The sample was based on a corpus of psychology articles that had been examined in a previous project investigating the impact of an ‘open badges' scheme introduced at Psychological Science [15]. This sample was selected because the open badges scheme and assessment of reusability by Kidwell et al. [15] enabled us to largely circumvent upstream issues related to data availability and data management and instead focus on downstream issues related to analytic reproducibility. A precision analysis indicates that the sample size affords adequate precision for the purposes of gauging policy compliance (electronic supplementary material, section B).

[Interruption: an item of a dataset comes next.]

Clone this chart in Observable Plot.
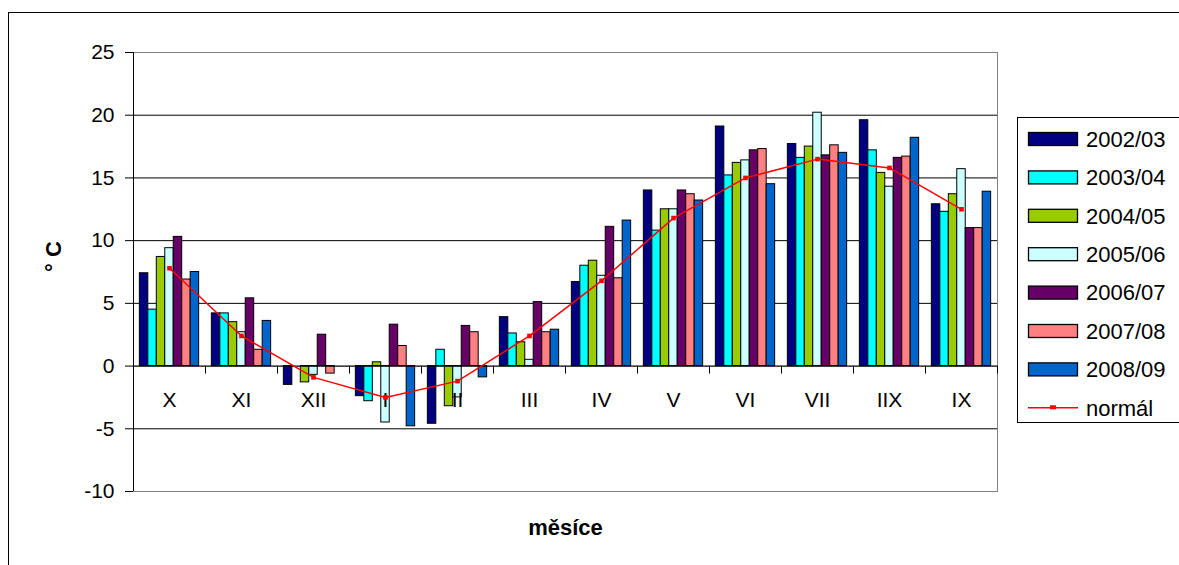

Of 47 articles marked with an open data badge, Kidwell and colleagues had identified 35 with datasets that met four reusability criteria (accessible, correct, complete and understandable). For each of these articles, one investigator (T.E.H.) attempted to identify a coherent set of descriptive and inferential statistics (e.g. means, standard deviations, t-values, p-values; figure 3), roughly 2–3 paragraphs of text, sometimes including a table or figure, related to a ‘substantive' finding based on ‘relatively straightforward' analyses. We focused on substantive findings because they are the most important and straightforward analyses to ensure that our team had sufficient expertise to re-run them. In total, 789 discrete numerical values reported in 25 articles published between January 2014 and May 2015 were designated as target values. Further information about the sample is available in electronic supplementary material, section B.

Frequency of reproducibility outcomes by value type. Variation/uncertainty measures include standard deviations, standard errors and confidence intervals. Effect sizes include Cohen's d, Pearson's r, partial eta squared and phi. Test statistics include t, F and χ2. Central tendency measures include means and medians.